While Sybrandy agrees that he has been frustrated, and at times handling up to 5 trials a week. However, he maintains that cases are properly investigated and phone calls are returned.

The question then becomes, what is considered a reasonable caseload and who will pay the bill? The value of a good defense for someone accused of doing something horrible isn’t high for anyone, except the person charged. Politicians don’t get re-elected claiming good defenses for the accused.

The State Bar recommends that public defenders handle no more than 400 cases per year. This however, is only a recommendation. In June the State Bar did not set limits for misdemeanor caseloads when it asked the Supreme Ct. to set limits for public defense.
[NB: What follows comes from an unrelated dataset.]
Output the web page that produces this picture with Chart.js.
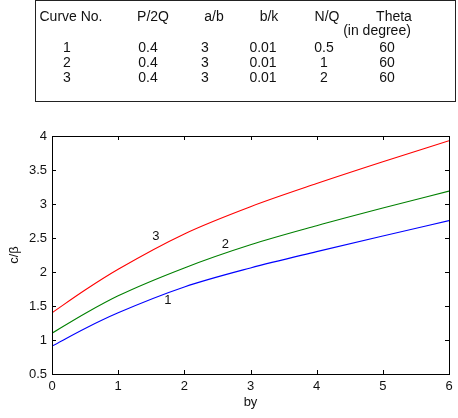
<!DOCTYPE html>
<html>
<head>
<meta charset="utf-8">
<script src="https://cdn.jsdelivr.net/npm/chart.js@4.4.3/dist/chart.umd.min.js"></script>
<style>
  body { margin: 0; background: #fff; }
  #wrap { position: relative; width: 458px; height: 418px; font-family: "Liberation Sans", Arial, sans-serif; }
  #plot { position: absolute; left: 0; top: 0; }
  #tbl { position: absolute; left: 35px; top: 0px; width: 421px; height: 102px; border: 1px solid #222; box-sizing: border-box; }
  .cell { position: absolute; font-size: 14px; color: #111; transform: translate(-50%, -50%); white-space: nowrap; }
</style>
</head>
<body>
<div id="wrap">
  <canvas id="plot" width="458" height="418"></canvas>
  <div id="tbl"></div>
</div>
<script>
// parameter table shown above the plot
const headers = ["Curve No.", "P/2Q", "a/b", "b/k", "N/Q", "Theta"];
const curveNo = ["1", "2", "3"];
const p2q = ["0.4", "0.4", "0.4"];
const ab = ["3", "3", "3"];
const bk = ["0.01", "0.01", "0.01"];
const nq = ["0.5", "1", "2"];
const theta = ["60", "60", "60"];

// curve data (by vs c/beta)
const byVals = [0, 0.5, 1, 2, 3, 4, 5, 6];
const curve1 = [0.91, 1.17, 1.40, 1.78, 2.06, 2.30, 2.53, 2.755];
const curve2 = [1.10, 1.39, 1.65, 2.06, 2.40, 2.68, 2.94, 3.19];
const curve3 = [1.40, 1.735, 2.04, 2.56, 2.96, 3.30, 3.62, 3.93];

// curve labels placed in data coordinates
const labelText = ["1", "2", "3"];
const labelX = [1.75, 2.62, 1.57];
const labelY = [1.58, 2.41, 2.52];

// build table text (centres in px, relative to page)
const tbl = document.getElementById("tbl");
const colX = [71, 153, 214, 269, 327, 394];
const rowColX = [67, 148, 205, 263, 324, 387];
const rowY = [47, 62, 77];
function addCell(txt, x, y) {
  const d = document.createElement("div");
  d.className = "cell";
  d.textContent = txt;
  d.style.left = (x - 36) + "px";
  d.style.top = (y - 1) + "px";
  tbl.appendChild(d);
}
headers.forEach((h, i) => addCell(h, colX[i], 16));
addCell("(in degree)", 377, 30);
const cols = [curveNo, p2q, ab, bk, nq, theta];
for (let r = 0; r < 3; r++) {
  cols.forEach((c, i) => addCell(c[r], rowColX[i], rowY[r]));
}

function toPts(ys) {
  return byVals.map((x, i) => ({ x: x, y: ys[i] }));
}

// box around the axes + inward ticks + curve labels
const boxPlugin = {
  id: "box",
  afterDraw(chart) {
    const ctx = chart.ctx;
    const a = chart.chartArea;
    const xs = chart.scales.x, ys = chart.scales.y;
    ctx.save();
    ctx.strokeStyle = "#000";
    ctx.lineWidth = 1;
    ctx.strokeRect(a.left + 0.5, a.top + 0.5, a.right - a.left, a.bottom - a.top);
    const tl = 4;
    ctx.beginPath();
    xs.ticks.forEach(t => {
      const px = Math.round(xs.getPixelForValue(t.value)) + 0.5;
      ctx.moveTo(px, a.bottom); ctx.lineTo(px, a.bottom - tl);
      ctx.moveTo(px, a.top); ctx.lineTo(px, a.top + tl);
    });
    ys.ticks.forEach(t => {
      const py = Math.round(ys.getPixelForValue(t.value)) + 0.5;
      ctx.moveTo(a.left, py); ctx.lineTo(a.left + tl, py);
      ctx.moveTo(a.right, py); ctx.lineTo(a.right - tl, py);
    });
    ctx.stroke();
    ctx.fillStyle = "#111";
    ctx.font = '13px "Liberation Sans", Arial, sans-serif';
    ctx.textAlign = "center";
    ctx.textBaseline = "middle";
    labelText.forEach((s, i) => {
      ctx.fillText(s, xs.getPixelForValue(labelX[i]), ys.getPixelForValue(labelY[i]));
    });
    ctx.restore();
  }
};

const tickFont = { family: '"Liberation Sans", Arial, sans-serif', size: 13 };

new Chart(document.getElementById("plot"), {
  type: "line",
  data: {
    datasets: [
      { label: "1", data: toPts(curve1), borderColor: "#0000ff" },
      { label: "2", data: toPts(curve2), borderColor: "#008000" },
      { label: "3", data: toPts(curve3), borderColor: "#ff0000" }
    ]
  },
  options: {
    responsive: false,
    animation: false,
    layout: { padding: { left: 0, right: 9, top: 136, bottom: 0 } },
    elements: {
      line: { borderWidth: 1.1, cubicInterpolationMode: "monotone", fill: false },
      point: { radius: 0 }
    },
    plugins: { legend: { display: false }, tooltip: { enabled: false } },
    scales: {
      x: {
        type: "linear", min: 0, max: 6,
        grid: { display: false, drawTicks: false }, border: { display: false },
        ticks: { stepSize: 1, color: "#111", font: tickFont, padding: 5, callback: v => String(v) },
        title: { display: true, text: "by", color: "#111", font: tickFont, padding: { top: 0, bottom: 8 } },
        afterFit(s) { s.height = 44; }
      },
      y: {
        type: "linear", min: 0.5, max: 4,
        grid: { display: false, drawTicks: false }, border: { display: false },
        ticks: { stepSize: 0.5, color: "#111", font: tickFont, padding: 5, callback: v => String(v) },
        title: { display: true, text: "c/β", color: "#111", font: tickFont, padding: { top: 7, bottom: 0 } },
        afterFit(s) { s.width = 52; }
      }
    }
  },
  plugins: [boxPlugin]
});
</script>
</body>
</html>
Seattle attorney Marc Boman, who led the Bar Association effort said that cities objected because of the financial impact that caseload limits would cause. The bar will be revisiting the issue in the future in terms of misdemeanor cases.

Inadequate representation can not only be a problem for defendants during trial; it can also result in cases being overturned later. Last year, a 12 year old from Moses Lake was allowed to withdraw a guilty plea in a child molestation case due to the public defender doing what was considered a substandard job. The court cited one of the factors at play were “statistically impossible caseloads on public defenders.”.

Seattle attorney Andrew Cooley, representing Mount Vernon and Burlington in the lawsuit, contends that caseloads in municipal court do not take into account smaller, quicker matters such as suspended license infractions. He fears that if this approach works in Mount Vernon and Burlington, it could be repeated in the state’s high volume courts.

In the lawsuit, Toby Marshall, whose firm filed the suit, said that based on the volume of cases, Mount Vernon and Burlington should have 5 lawyers and spend $300,000 on public defense. Currently they have two lawyers and spend 180,000.